[Icecast] Using freeswitch and Icecast
"Thomas B. Rücker"
thomas at ruecker.fi
Wed Aug 7 07:06:23 UTC 2013
On 08/07/2013 06:48 AM, Basil Mohamed Gohar wrote:
> On 08/06/2013 07:40 PM, Jorge Núñez wrote:
>> Hi I am trying to use icecast to broadcast a realtime conference from
>> freeswitch. But I am having a delay like 20 seconds then I reduced it to
>> 12s. But I don't know if somebody can help me how to reduce it as lower
>> as possible.
> Jorge, first I'd like to know what you did to reduce the delay from 20
> to 12 seconds.
> Secondly, the delay can also be related to the following two issues:
> 1. The audio codec being used
> 2. The amount of buffering on the client side
> Using Ogg Vorbis for the audio, for example, will incur some delay, but
> that wouldn't explain 12 seconds. More than likely, a good portion of
> the delay is related to buffering on the client side.
> VLC media player allows you to set the buffering on the client side, you
> may consider trying that and experimenting with different settings to
> see how little delay you can get by reducing buffering. But keep in
> mind, a smaller buffer exposes your client to more network-related
> transmission errors, which may result in Icecast dropping your client
> altogether or the sound coming through with stuttering.
> The fact of the matter is that while Icecast can be used for
> broadcasting live audio, it's a very simple protocol that does not have
> any mechanism to ensure that all clients are receiving the audio at the
> same time. The audio is being broadcast as basically an HTTP download
> without a Content-Length header. It's up to the client (i.e.,
> application) to present it to the user with or without delay, depending
> on configuration as I mentioned above.
In addition, why would you require the broadcast to be as low latency as
the conversation itself?
Even professional broadcasting will have a delay of anywhere between a
couple hundred miliseconds and several seconds.

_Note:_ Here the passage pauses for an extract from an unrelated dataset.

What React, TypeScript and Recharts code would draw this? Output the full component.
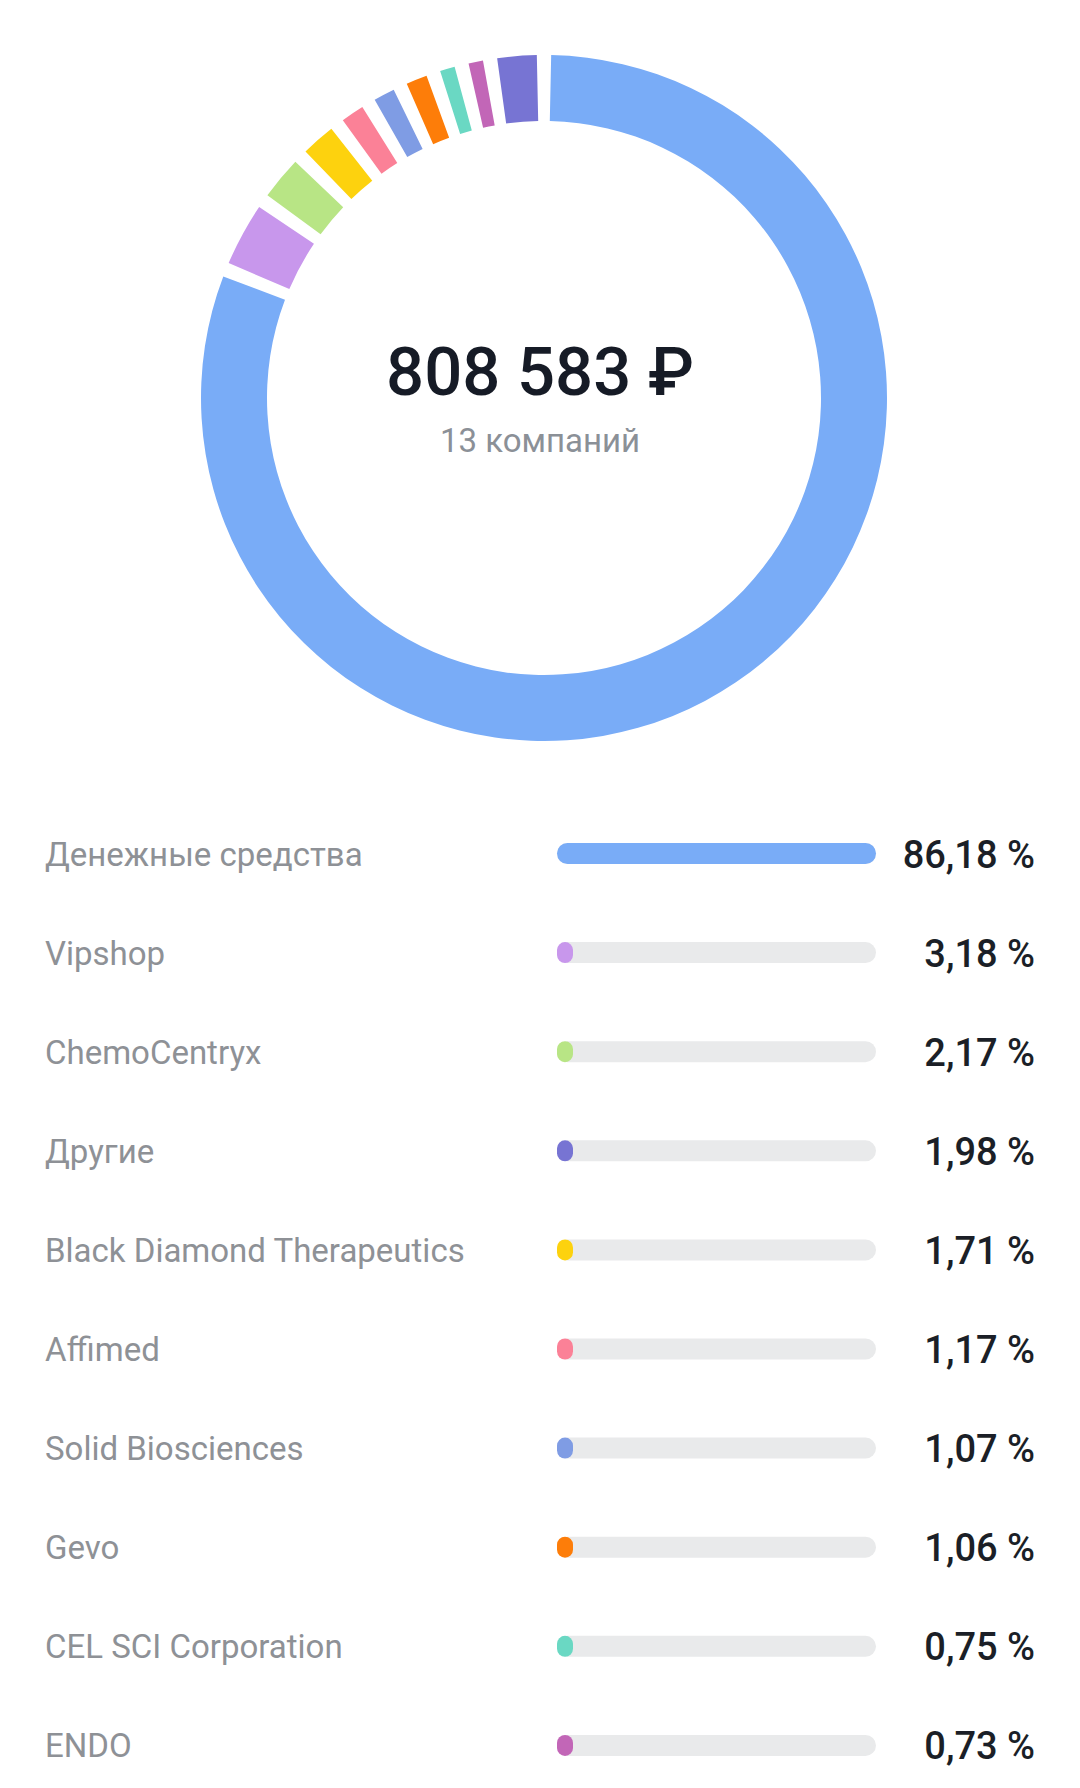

If you need real time interaction or want to have people dial in, then
those people should use the VoIP bidirectional channel and not the
broadcast. That's how call-in shows on the radio do it too.
Also while you can get the latency into the 1-2s range with Icecast,
this will come at the cost of stability and increased configuration
complexity across the whole chain, including the listener (especially
the listener side software, as those tend to have the largest buffers).
Icecast is simply not a low latency solution, let alone real-time. If
you are looking for sub-second latency, Icecast is the wrong tool or you
need to accommodate how broadcasting works in your workflow.